Por eso estos días, con esas páginas como referencia, me lo he imaginado solo, incómodo y reflexivo. Sospecho que el Rey habrá presenciado callado y sin aspavientos, todo lo que ha rodeado al retorno de su padre a España. Y también verá en silencio los exabruptos políticos que le dirigen un día sí y otro también sus detractores, que por cierto, cada vez tienen más poder. Felipe VI heredó la Corona en el peor momento posible y ahora, mantenerla se ha convertido en su mayor reto. Se busca como nunca dañar a la institución y desde fuera parece que el monarca tiene cada vez menos gente cerca, para desahogarse. El gobierno restringe sus viajes de forma progresiva, controla sus apariciones y limita sus actos en función de unos socios políticos que no le quieren ni ver. Desde el ejecutivo se ajustan cuentas pendientes con el emérito, se pacta despenalizar las injurias a la Corona y se aparca el más mínimo respeto institucional a la hora de criticar lo que representa. En el Congreso disminuye el número de escaños desde los que se le aplaude y desde el resto de poderes fácticos, ya no suena con tanta asiduidad el compromiso de guardarle lealtad. El desgaste se refleja en la calle, que se divide entre incondicionales, abolicionistas, incrédulos y agnósticos con cualquier forma de poder. Y tampoco parece tener mucho apoyo de la familia que en cuanto puede, evidencia la frialdad de sus relaciones.
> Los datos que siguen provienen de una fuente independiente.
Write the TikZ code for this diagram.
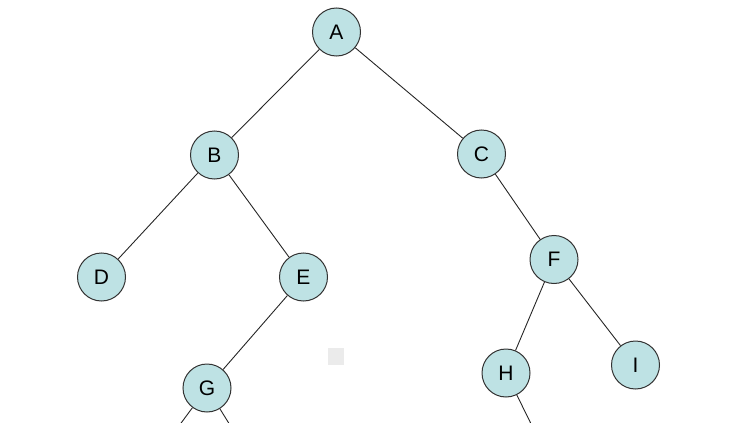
\documentclass[tikz,border=0pt]{standalone}
\usepackage{fontspec}
\setmainfont{Liberation Sans}
\definecolor{nodefill}{RGB}{190,226,228}
\tikzset{vert/.style={circle, draw=black!80, fill=nodefill, line width=1pt,
  minimum size=48pt, inner sep=0pt, font=\fontsize{21}{21}\selectfont},
  edge/.style={line width=0.9pt, black!85}}
\begin{document}
\begin{tikzpicture}[x=1pt,y=-1pt]
\useasboundingbox (0,0) rectangle (753,423);
\clip (0,0) rectangle (753,423);

\fill[black!8] (328,348) rectangle (344,365);

\node[vert] (A) at (336.5,32) {A};
\node[vert] (B) at (214.5,155) {B};
\node[vert] (C) at (481.5,154) {C};
\node[vert] (D) at (101.5,277) {D};
\node[vert] (E) at (303.5,277) {E};
\node[vert] (F) at (554,259.5) {F};
\node[vert] (G) at (207,388) {G};
\node[vert] (H) at (506,373) {H};
\node[vert] (I) at (635.5,365) {I};

% children below the edge of the picture
\coordinate (GL) at (170,438);
\coordinate (GR) at (238,438);
\coordinate (HR) at (538,438);

\draw[edge] (A) -- (B);
\draw[edge] (A) -- (C);
\draw[edge] (B) -- (D);
\draw[edge] (B) -- (E);
\draw[edge] (C) -- (F);
\draw[edge] (E) -- (G);
\draw[edge] (F) -- (H);
\draw[edge] (F) -- (I);
\draw[edge] (G) -- (GL);
\draw[edge] (G) -- (GR);
\draw[edge] (H) -- (HR);
\end{tikzpicture}
\end{document}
Por lo que sabemos, Felipe VI no se parece mucho a su padre y, seguramente, no quiera ser como él. No es campechano, ni bromista y no le gusta alternar o codearse con los focos del poder. Pero sí haría bien en rescatar, al menos, una cosa de su legado. Se llamaba “juancarlismo” y sirvió al emérito para tener los suficientes apoyos como para mantener a raya a los que querían destruirle. Ese blindaje ganado en la calle le valió, entre otras cosas, para no quedarse solo, a pesar de sus errores.
Quizá Felipe VI necesite ahora algo de ese carisma que sembró su antecesor, aunque no se parezca a él. Felipe VI debe dejar de ser un Rey hipotético, para ser uno mucho más real para la gente.